Normalized data or not normalized data. You will find thousands of articles about that. :)
It really depends of your needs.
If you want to build your database only with performance (speed or RAM consumption or...) in mind you should only trust the numbers. To do that you have to profile your queries with the expected data "volume" (You can generate the data with some script you write). To profile your queries, learn how to read the results of the 2 following queries:
EXPLAIN extended...
SHOW STATUS
Then learn what to do to improve the figures (mysql settings, data structure, hardware, etc).
As a starter, I really advise these 2 great articles:
http://www.xaprb.com/blog/2006/10/12/how-to-profile-a-query-in-mysql/
http://ajohnstone.com/archives/mysql-php-performance-optimization-tips/
If you want to build for the academic beauty of the normalization: just follow the books and the general recommandations. :)
Out of the two options - like everyone before me said - it has to be option 1.
What you should really be concerned about are the bottlenecks in the application itself. Are users going to refer to the historical data often, or does it only show up for a few select users? If the answer is that everyone gets to see historical data of the ranks, then option 1 is good enough. If you are not going to refer to the historical ranks that often, then you could create a third "archive" table, and before updating the ranks, you can copy the rows of the original rank table to the archive table.
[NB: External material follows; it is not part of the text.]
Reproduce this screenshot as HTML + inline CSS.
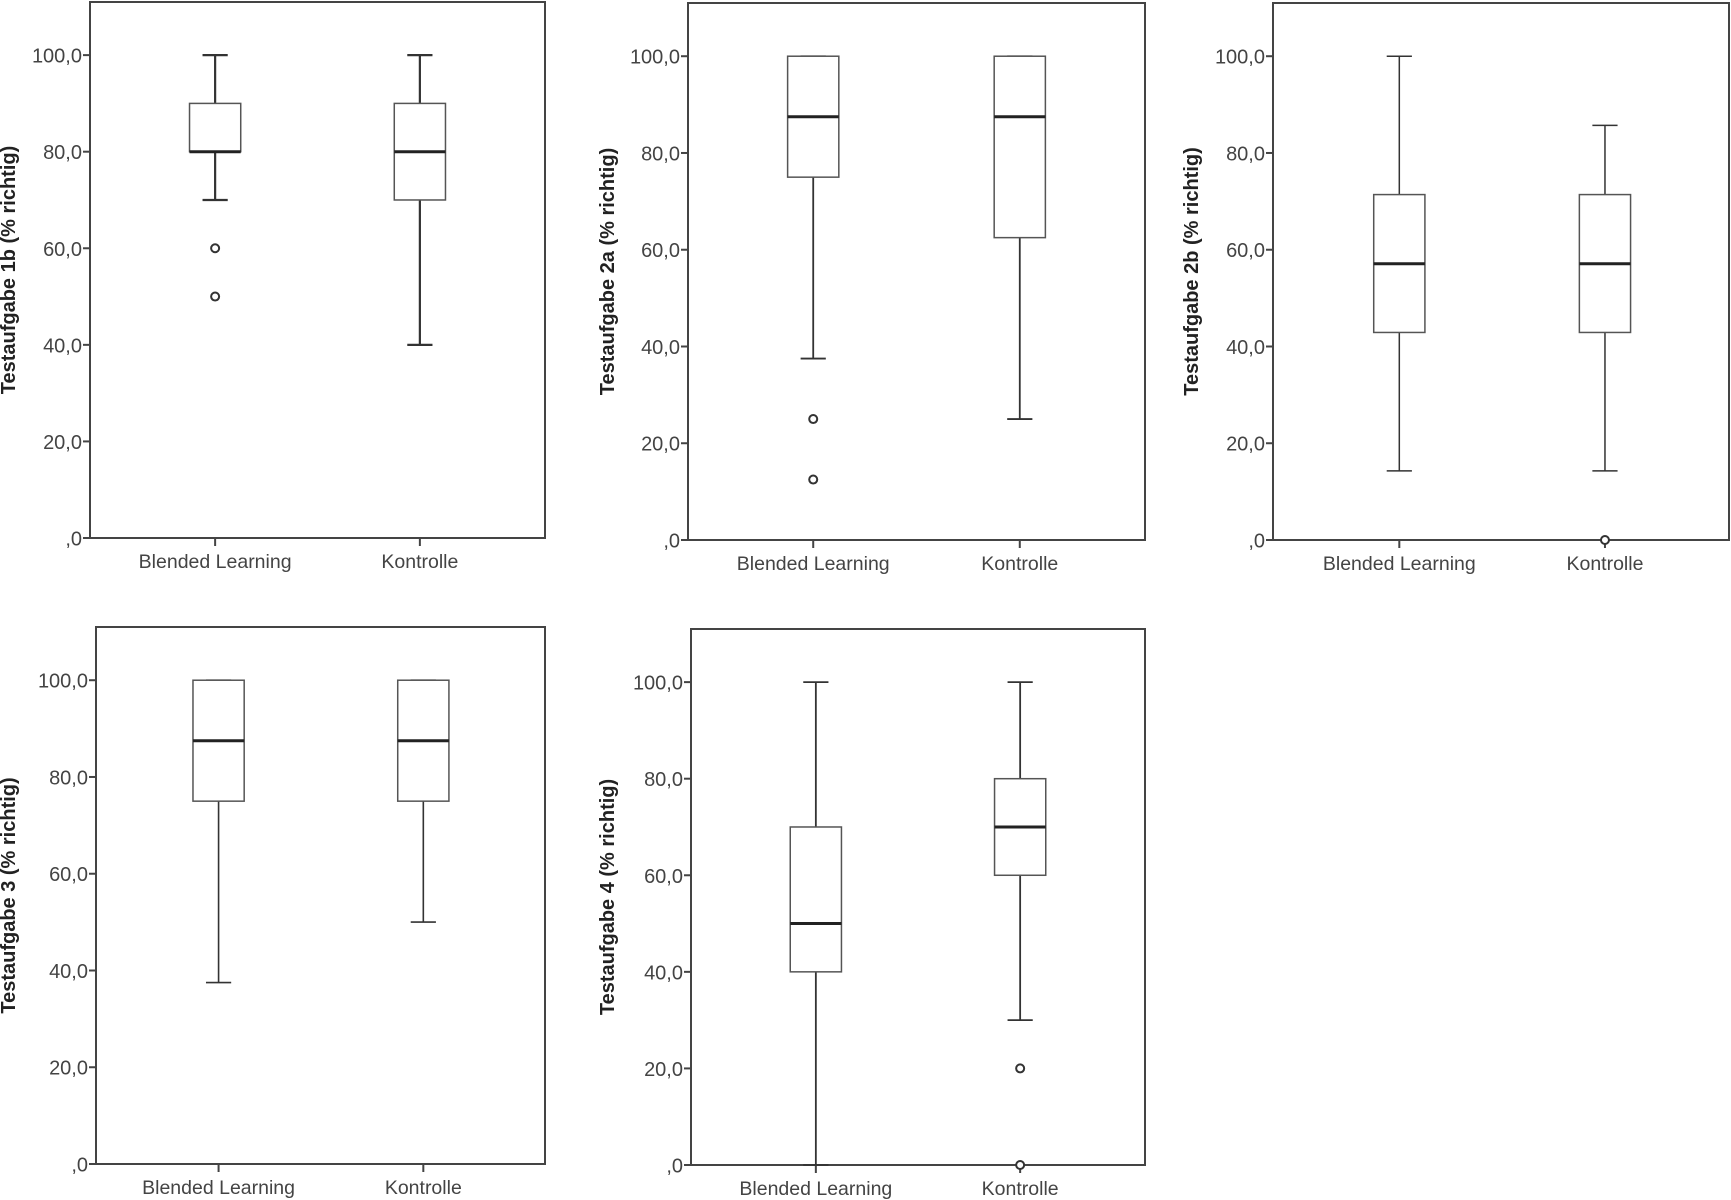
<!DOCTYPE html>
<html><head><meta charset="utf-8"><style>
html,body{margin:0;padding:0;background:#fff;}
svg{display:block;font-family:"Liberation Sans",Arial,sans-serif;}
</style></head><body>
<svg id="c" width="1731" height="1200" viewBox="0 0 1731 1200"></svg>
<script>
const categories = ["Blended Learning", "Kontrolle"];
const yTicks = [0, 20, 40, 60, 80, 100];
const yTickLabels = [",0", "20,0", "40,0", "60,0", "80,0", "100,0"];
const titles = ["Testaufgabe 1b (% richtig)", "Testaufgabe 2a (% richtig)", "Testaufgabe 2b (% richtig)", "Testaufgabe 3 (% richtig)", "Testaufgabe 4 (% richtig)"];
// [min, q1, median, q3, max] per group
const stats1b = [[70, 80, 80, 90, 100], [40, 70, 80, 90, 100]];
const stats2a = [[37.5, 75, 87.5, 100, 100], [25, 62.5, 87.5, 100, 100]];
const stats2b = [[14.3, 42.9, 57.1, 71.4, 100], [14.3, 42.9, 57.1, 71.4, 85.7]];
const stats3 = [[37.5, 75, 87.5, 100, 100], [50, 75, 87.5, 100, 100]];
const stats4 = [[0, 40, 50, 70, 100], [30, 60, 70, 80, 100]];
const outliers1b = [[60, 50], []];
const outliers2a = [[25, 12.5], []];
const outliers2b = [[], [0]];
const outliers3 = [[], []];
const outliers4 = [[], [20, 0]];

const panels = [
  {x0:90, x1:545, y0:2, y1:538, stats:stats1b, out:outliers1b, sw:2.2, f:[0.275,0.725], tx:15},
  {x0:688, x1:1145, y0:3, y1:540, stats:stats2a, out:outliers2a, sw:1.8, f:[0.274,0.726], tx:614},
  {x0:1273, x1:1729, y0:3, y1:540, stats:stats2b, out:outliers2b, sw:1.5, f:[0.277,0.728], tx:1198},
  {x0:96, x1:545, y0:627, y1:1164, stats:stats3, out:outliers3, sw:1.6, f:[0.273,0.729], tx:15},
  {x0:691, x1:1145, y0:629, y1:1165, stats:stats4, out:outliers4, sw:1.8, f:[0.275,0.725], tx:614}
];
const NS = "http://www.w3.org/2000/svg";
const svg = document.getElementById('c');
function mk(tag, attrs, parent){const e=document.createElementNS(NS,tag);for(const k in attrs)e.setAttribute(k,attrs[k]);(parent||svg).appendChild(e);return e;}

panels.forEach((p, pi) => {
  const g = mk('g', {});
  
  
  const yMax = 111;
  const y = v => p.y1 - (v / yMax) * (p.y1 - p.y0);
  const w = p.x1 - p.x0;
  const xc = i => p.x0 + w * p.f[i];
  const frame = mk('rect', {x:p.x0, y:p.y0, width:w, height:p.y1-p.y0, fill:'none', stroke:'#444', 'stroke-width':2}, g);
  
  
  yTicks.forEach((t, ti) => {
    mk('line', {x1:p.x0-7, x2:p.x0, y1:y(t), y2:y(t), stroke:'#444', 'stroke-width':2}, g);
    const tl = mk('text', {x:p.x0-8, y:y(t)+7.5, 'text-anchor':'end', 'font-size':20, fill:'#444'}, g);
    tl.textContent = yTickLabels[ti];
    
    
  });
  const cy = (p.y0 + p.y1) / 2;
  const tt = mk('text', {x:0, y:0, transform:`translate(${p.tx},${cy}) rotate(-90)`, 'text-anchor':'middle', 'font-size':20, 'font-weight':'bold', fill:'#222'}, g);
  tt.textContent = titles[pi];
  
  
  categories.forEach((c, ci) => {
    const x = xc(ci);
    mk('line', {x1:x, x2:x, y1:p.y1, y2:p.y1+8, stroke:'#444', 'stroke-width':2}, g);
    const cl = mk('text', {x:x, y:p.y1+30, 'text-anchor':'middle', 'font-size':19.5, fill:'#444'}, g);
    cl.textContent = c;
    
    
    const s = p.stats[ci];
    const bg = mk('g', {stroke:'#333', 'stroke-width':p.sw, fill:'none'}, g);
    
    
    const bw = 25.6, cw = 12.6;
    mk('line', {x1:x, x2:x, y1:y(s[0]), y2:y(s[1])}, bg);
    mk('line', {x1:x, x2:x, y1:y(s[3]), y2:y(s[4])}, bg);
    mk('line', {x1:x-cw, x2:x+cw, y1:y(s[0]), y2:y(s[0])}, bg);
    mk('line', {x1:x-cw, x2:x+cw, y1:y(s[4]), y2:y(s[4])}, bg);
    mk('rect', {x:x-bw, y:y(s[3]), width:2*bw, height:y(s[1])-y(s[3]), fill:'#fff', stroke:'#555', 'stroke-width':1.5}, bg);
    mk('line', {x1:x-bw, x2:x+bw, y1:y(s[2]), y2:y(s[2]), 'stroke-width':3, stroke:'#222'}, bg);
    p.out[ci].forEach(o => {
      const oc = mk('circle', {cx:x, cy:y(o), r:4, fill:'#fff', stroke:'#333', 'stroke-width':2}, g);
      
      
    });
  });
});
</script>
</body></html>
This ensures that the number of rows stays minimal on the main table that is being called.
Remember, if you're updating the rows, and there's 10s of thousands, it might be more fruitful to get the results in your code (PHP/Python/etc), truncate the table and insert the results in rather than updating it row by row, as that would be a potential bottleneck.
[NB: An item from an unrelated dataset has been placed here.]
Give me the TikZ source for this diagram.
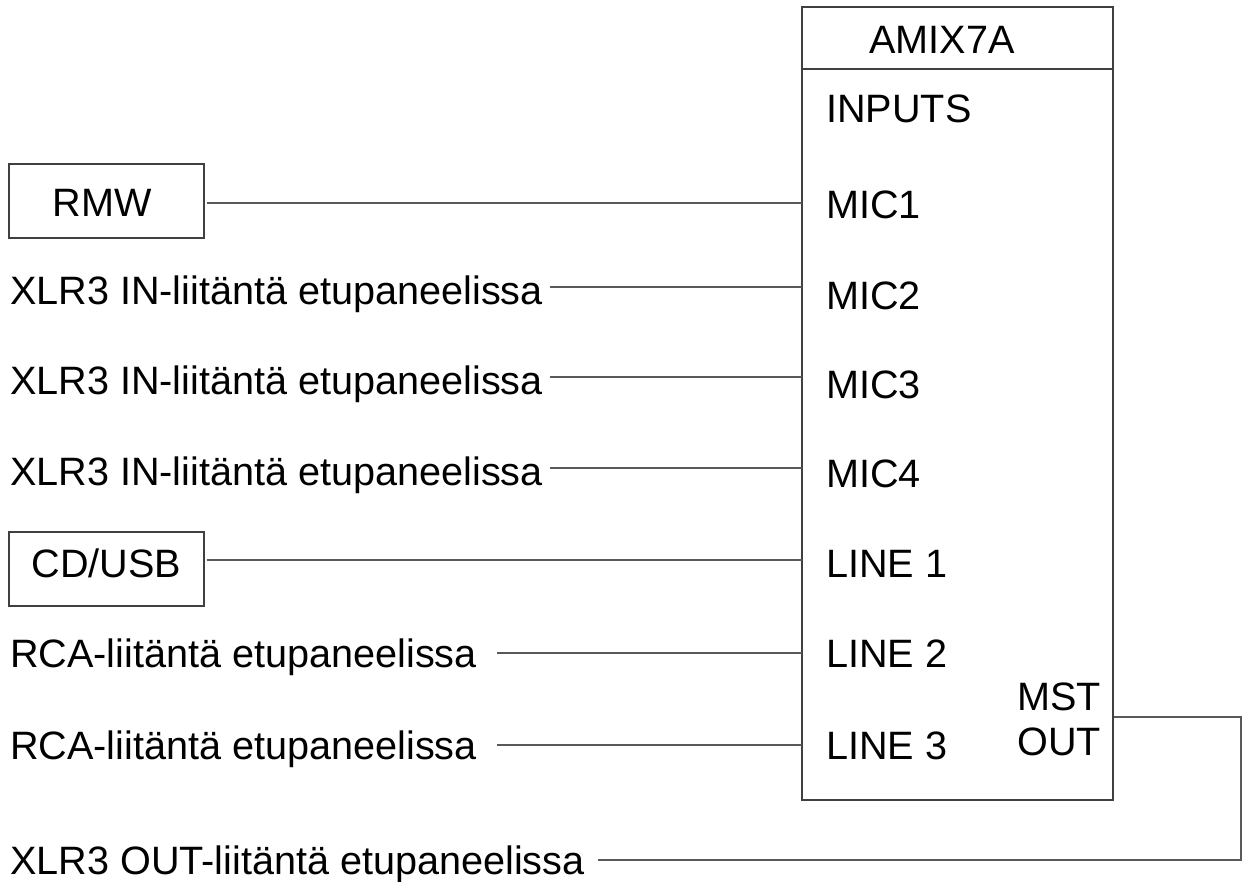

You may want to look up sharding as well (horizontal partitioning) - http://en.wikipedia.org/wiki/Shard_%28database_architecture%29
And never forget to index well.
Hope that helped.
You stated the rank is only linked to the image, in which case all you need is table 1 and keep updating the rank in real time. Table 2 just stores unnecessary data. The disadvantage of this approach is that user cant change his vote.
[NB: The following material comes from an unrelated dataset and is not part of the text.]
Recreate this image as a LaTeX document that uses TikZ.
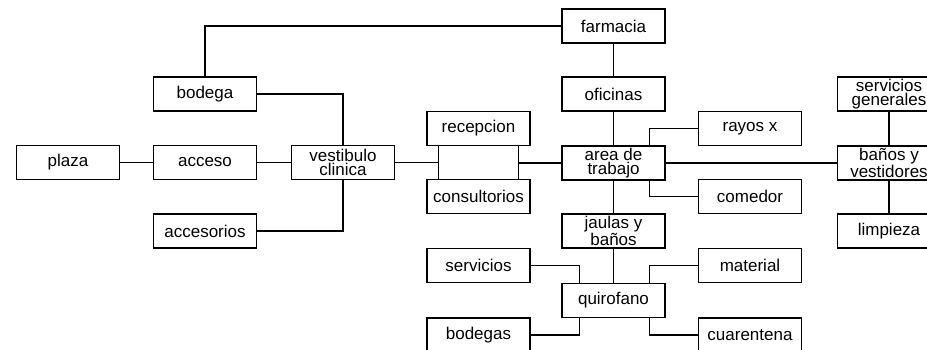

You said the second table is for analysing /statistics, so it actually isn't something that needs to be stored in db. My suggestion is to get rid of the second table and use a logging facility to record rank changes.
Your second design is very dangerous in case you have 1 million votes for a photo. Can PHP handle that?
With the first design you can do all math on the database level which will be returning you a small result set.